▶ [DATASET CONTENT]
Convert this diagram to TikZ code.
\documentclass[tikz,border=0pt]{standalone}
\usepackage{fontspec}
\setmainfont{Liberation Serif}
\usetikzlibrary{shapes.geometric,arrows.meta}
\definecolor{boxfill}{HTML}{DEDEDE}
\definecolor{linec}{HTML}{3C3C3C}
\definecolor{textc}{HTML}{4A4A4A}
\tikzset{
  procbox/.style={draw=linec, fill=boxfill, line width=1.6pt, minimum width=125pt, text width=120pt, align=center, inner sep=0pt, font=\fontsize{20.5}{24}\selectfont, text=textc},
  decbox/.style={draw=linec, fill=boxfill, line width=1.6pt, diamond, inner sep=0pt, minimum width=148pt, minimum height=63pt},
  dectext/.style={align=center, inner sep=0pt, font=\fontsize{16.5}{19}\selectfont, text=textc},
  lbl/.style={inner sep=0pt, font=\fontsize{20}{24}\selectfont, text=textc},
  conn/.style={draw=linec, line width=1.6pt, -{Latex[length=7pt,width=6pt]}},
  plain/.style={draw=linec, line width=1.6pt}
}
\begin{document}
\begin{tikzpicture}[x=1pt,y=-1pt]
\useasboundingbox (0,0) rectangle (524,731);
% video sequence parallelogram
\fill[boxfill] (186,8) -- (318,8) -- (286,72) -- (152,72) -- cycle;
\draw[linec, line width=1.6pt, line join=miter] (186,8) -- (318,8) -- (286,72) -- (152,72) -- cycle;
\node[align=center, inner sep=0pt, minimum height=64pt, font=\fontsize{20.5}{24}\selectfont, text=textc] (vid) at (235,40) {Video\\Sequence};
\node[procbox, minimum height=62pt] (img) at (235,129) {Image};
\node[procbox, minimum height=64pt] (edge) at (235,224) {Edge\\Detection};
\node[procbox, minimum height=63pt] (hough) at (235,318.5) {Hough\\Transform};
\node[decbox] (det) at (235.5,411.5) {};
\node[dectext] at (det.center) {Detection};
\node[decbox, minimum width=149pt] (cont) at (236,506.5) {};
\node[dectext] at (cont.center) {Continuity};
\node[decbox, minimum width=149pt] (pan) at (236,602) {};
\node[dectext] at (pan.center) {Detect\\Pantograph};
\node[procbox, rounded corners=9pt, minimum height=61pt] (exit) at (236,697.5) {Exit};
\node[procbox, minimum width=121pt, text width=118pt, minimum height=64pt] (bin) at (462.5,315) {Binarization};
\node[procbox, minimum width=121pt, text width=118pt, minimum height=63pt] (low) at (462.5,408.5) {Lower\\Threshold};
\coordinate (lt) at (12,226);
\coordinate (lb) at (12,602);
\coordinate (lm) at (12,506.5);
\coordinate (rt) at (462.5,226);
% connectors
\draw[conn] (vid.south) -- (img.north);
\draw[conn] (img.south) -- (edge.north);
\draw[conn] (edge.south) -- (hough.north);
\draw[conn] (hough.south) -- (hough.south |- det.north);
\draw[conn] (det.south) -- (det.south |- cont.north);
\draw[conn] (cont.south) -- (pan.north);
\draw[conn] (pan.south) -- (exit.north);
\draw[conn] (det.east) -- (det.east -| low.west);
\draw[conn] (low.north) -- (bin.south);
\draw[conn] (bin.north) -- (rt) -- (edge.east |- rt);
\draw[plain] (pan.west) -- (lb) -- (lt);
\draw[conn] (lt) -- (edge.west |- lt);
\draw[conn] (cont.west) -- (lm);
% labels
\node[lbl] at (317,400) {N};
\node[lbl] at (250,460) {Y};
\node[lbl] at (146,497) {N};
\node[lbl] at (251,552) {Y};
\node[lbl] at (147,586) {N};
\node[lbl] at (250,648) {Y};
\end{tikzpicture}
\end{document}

▶ [AIM] Each line in the material above must be retyped without alteration.

▶ [COMPLETED TASK]
Convert this diagram to TikZ code.
\documentclass[tikz,border=0pt]{standalone}
\usepackage{fontspec}
\setmainfont{Liberation Serif}
\usetikzlibrary{shapes.geometric,arrows.meta}
\definecolor{boxfill}{HTML}{DEDEDE}
\definecolor{linec}{HTML}{3C3C3C}
\definecolor{textc}{HTML}{4A4A4A}
\tikzset{
  procbox/.style={draw=linec, fill=boxfill, line width=1.6pt, minimum width=125pt, text width=120pt, align=center, inner sep=0pt, font=\fontsize{20.5}{24}\selectfont, text=textc},
  decbox/.style={draw=linec, fill=boxfill, line width=1.6pt, diamond, inner sep=0pt, minimum width=148pt, minimum height=63pt},
  dectext/.style={align=center, inner sep=0pt, font=\fontsize{16.5}{19}\selectfont, text=textc},
  lbl/.style={inner sep=0pt, font=\fontsize{20}{24}\selectfont, text=textc},
  conn/.style={draw=linec, line width=1.6pt, -{Latex[length=7pt,width=6pt]}},
  plain/.style={draw=linec, line width=1.6pt}
}
\begin{document}
\begin{tikzpicture}[x=1pt,y=-1pt]
\useasboundingbox (0,0) rectangle (524,731);
% video sequence parallelogram
\fill[boxfill] (186,8) -- (318,8) -- (286,72) -- (152,72) -- cycle;
\draw[linec, line width=1.6pt, line join=miter] (186,8) -- (318,8) -- (286,72) -- (152,72) -- cycle;
\node[align=center, inner sep=0pt, minimum height=64pt, font=\fontsize{20.5}{24}\selectfont, text=textc] (vid) at (235,40) {Video\\Sequence};
\node[procbox, minimum height=62pt] (img) at (235,129) {Image};
\node[procbox, minimum height=64pt] (edge) at (235,224) {Edge\\Detection};
\node[procbox, minimum height=63pt] (hough) at (235,318.5) {Hough\\Transform};
\node[decbox] (det) at (235.5,411.5) {};
\node[dectext] at (det.center) {Detection};
\node[decbox, minimum width=149pt] (cont) at (236,506.5) {};
\node[dectext] at (cont.center) {Continuity};
\node[decbox, minimum width=149pt] (pan) at (236,602) {};
\node[dectext] at (pan.center) {Detect\\Pantograph};
\node[procbox, rounded corners=9pt, minimum height=61pt] (exit) at (236,697.5) {Exit};
\node[procbox, minimum width=121pt, text width=118pt, minimum height=64pt] (bin) at (462.5,315) {Binarization};
\node[procbox, minimum width=121pt, text width=118pt, minimum height=63pt] (low) at (462.5,408.5) {Lower\\Threshold};
\coordinate (lt) at (12,226);
\coordinate (lb) at (12,602);
\coordinate (lm) at (12,506.5);
\coordinate (rt) at (462.5,226);
% connectors
\draw[conn] (vid.south) -- (img.north);
\draw[conn] (img.south) -- (edge.north);
\draw[conn] (edge.south) -- (hough.north);
\draw[conn] (hough.south) -- (hough.south |- det.north);
\draw[conn] (det.south) -- (det.south |- cont.north);
\draw[conn] (cont.south) -- (pan.north);
\draw[conn] (pan.south) -- (exit.north);
\draw[conn] (det.east) -- (det.east -| low.west);
\draw[conn] (low.north) -- (bin.south);
\draw[conn] (bin.north) -- (rt) -- (edge.east |- rt);
\draw[plain] (pan.west) -- (lb) -- (lt);
\draw[conn] (lt) -- (edge.west |- lt);
\draw[conn] (cont.west) -- (lm);
% labels
\node[lbl] at (317,400) {N};
\node[lbl] at (250,460) {Y};
\node[lbl] at (146,497) {N};
\node[lbl] at (251,552) {Y};
\node[lbl] at (147,586) {N};
\node[lbl] at (250,648) {Y};
\end{tikzpicture}
\end{document}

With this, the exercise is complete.